Written task ->
Using the listing below, please gather every line containing the word "React".
+++
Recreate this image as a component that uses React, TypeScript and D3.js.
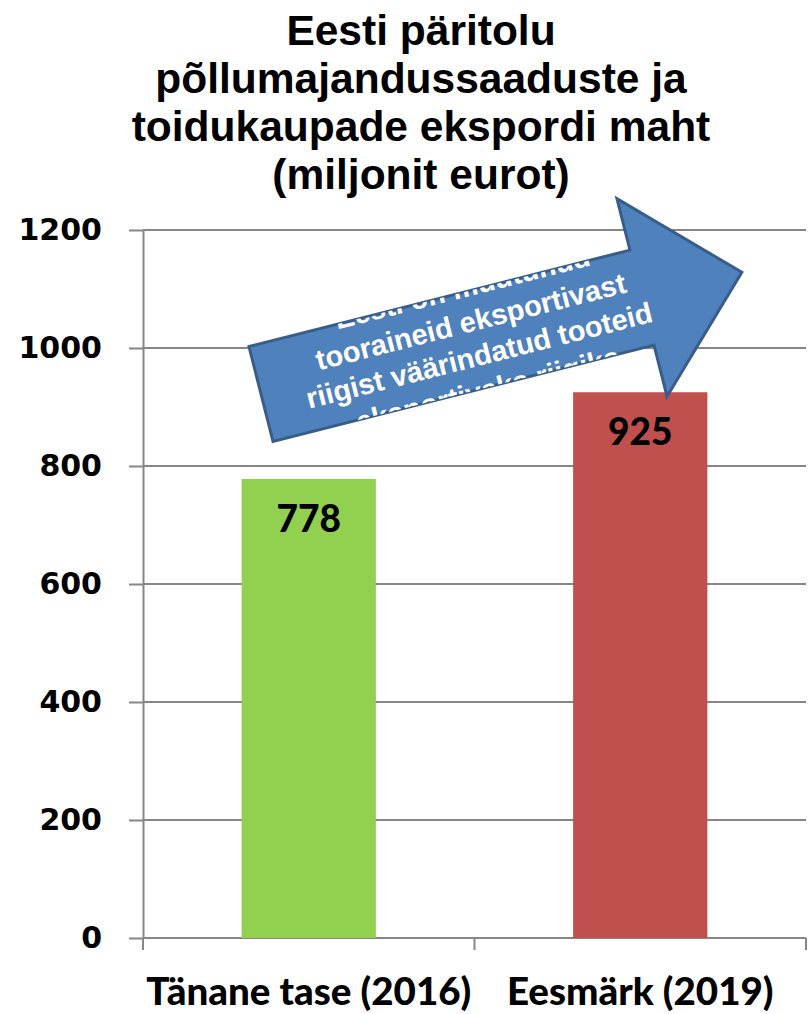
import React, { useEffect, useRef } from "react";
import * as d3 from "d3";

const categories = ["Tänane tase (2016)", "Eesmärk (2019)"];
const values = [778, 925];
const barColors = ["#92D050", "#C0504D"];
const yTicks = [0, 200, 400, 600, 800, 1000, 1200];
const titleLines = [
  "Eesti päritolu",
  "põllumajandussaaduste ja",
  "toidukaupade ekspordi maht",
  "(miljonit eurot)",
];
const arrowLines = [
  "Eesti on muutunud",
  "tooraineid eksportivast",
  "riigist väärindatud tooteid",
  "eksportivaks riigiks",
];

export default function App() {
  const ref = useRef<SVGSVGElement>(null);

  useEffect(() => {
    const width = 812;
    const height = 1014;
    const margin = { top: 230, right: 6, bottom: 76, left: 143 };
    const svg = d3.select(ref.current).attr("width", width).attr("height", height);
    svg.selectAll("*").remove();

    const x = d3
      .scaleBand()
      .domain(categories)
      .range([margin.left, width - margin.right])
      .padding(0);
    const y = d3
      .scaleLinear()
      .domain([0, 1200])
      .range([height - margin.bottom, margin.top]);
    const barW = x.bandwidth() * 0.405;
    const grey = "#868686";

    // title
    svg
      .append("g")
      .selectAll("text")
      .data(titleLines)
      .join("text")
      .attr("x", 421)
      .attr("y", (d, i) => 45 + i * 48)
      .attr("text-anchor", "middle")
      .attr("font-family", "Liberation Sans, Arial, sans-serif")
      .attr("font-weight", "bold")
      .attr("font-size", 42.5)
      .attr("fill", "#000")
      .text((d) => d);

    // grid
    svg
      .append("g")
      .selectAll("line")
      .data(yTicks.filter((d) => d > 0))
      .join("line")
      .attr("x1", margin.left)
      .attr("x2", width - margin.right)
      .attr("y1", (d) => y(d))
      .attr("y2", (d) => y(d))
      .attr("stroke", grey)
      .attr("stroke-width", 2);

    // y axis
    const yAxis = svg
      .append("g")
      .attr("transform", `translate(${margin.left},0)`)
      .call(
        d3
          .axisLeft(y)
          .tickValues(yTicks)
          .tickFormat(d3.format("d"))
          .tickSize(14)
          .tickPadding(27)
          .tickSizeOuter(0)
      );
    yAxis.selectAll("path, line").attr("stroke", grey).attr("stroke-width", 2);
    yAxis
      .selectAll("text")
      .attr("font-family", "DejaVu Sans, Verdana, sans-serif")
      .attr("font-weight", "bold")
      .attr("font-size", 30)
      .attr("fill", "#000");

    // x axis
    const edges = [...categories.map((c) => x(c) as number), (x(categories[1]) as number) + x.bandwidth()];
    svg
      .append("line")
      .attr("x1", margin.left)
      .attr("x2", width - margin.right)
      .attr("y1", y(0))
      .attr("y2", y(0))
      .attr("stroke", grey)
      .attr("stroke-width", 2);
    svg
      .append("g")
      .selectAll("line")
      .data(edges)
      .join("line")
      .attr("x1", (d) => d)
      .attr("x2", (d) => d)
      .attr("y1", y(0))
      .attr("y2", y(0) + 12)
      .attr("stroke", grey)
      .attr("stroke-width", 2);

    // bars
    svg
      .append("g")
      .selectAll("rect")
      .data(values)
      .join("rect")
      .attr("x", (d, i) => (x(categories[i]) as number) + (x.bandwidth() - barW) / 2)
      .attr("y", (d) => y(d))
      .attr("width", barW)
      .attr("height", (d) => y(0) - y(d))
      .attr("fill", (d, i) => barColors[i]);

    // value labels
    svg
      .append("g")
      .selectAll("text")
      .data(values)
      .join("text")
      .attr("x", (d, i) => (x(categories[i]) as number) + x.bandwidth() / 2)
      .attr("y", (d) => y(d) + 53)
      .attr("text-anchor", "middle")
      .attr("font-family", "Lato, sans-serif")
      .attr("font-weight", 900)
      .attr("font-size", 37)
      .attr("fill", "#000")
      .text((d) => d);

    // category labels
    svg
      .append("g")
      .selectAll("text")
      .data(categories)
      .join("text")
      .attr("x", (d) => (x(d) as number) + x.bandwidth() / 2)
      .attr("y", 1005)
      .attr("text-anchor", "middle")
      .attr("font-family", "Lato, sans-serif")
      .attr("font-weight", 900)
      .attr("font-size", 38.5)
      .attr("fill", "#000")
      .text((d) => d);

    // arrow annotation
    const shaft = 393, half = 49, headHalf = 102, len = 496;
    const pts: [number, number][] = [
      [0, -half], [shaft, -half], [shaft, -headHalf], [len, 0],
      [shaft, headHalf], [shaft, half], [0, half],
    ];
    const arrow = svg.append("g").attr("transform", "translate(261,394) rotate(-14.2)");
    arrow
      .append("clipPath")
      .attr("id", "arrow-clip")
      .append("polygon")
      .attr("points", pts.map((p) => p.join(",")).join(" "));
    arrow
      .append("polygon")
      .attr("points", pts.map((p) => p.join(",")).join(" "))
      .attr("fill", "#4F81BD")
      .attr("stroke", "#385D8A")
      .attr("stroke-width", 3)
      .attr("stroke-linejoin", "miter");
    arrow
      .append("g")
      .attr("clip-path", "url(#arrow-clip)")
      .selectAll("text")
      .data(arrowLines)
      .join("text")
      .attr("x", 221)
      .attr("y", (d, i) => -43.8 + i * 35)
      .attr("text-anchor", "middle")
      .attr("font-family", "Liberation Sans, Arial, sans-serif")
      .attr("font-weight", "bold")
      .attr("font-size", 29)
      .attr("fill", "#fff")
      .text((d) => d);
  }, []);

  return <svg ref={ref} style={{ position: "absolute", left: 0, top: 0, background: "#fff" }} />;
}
+++
Completed task ->
Recreate this image as a component that uses React, TypeScript and D3.js.
import React, { useEffect, useRef } from "react";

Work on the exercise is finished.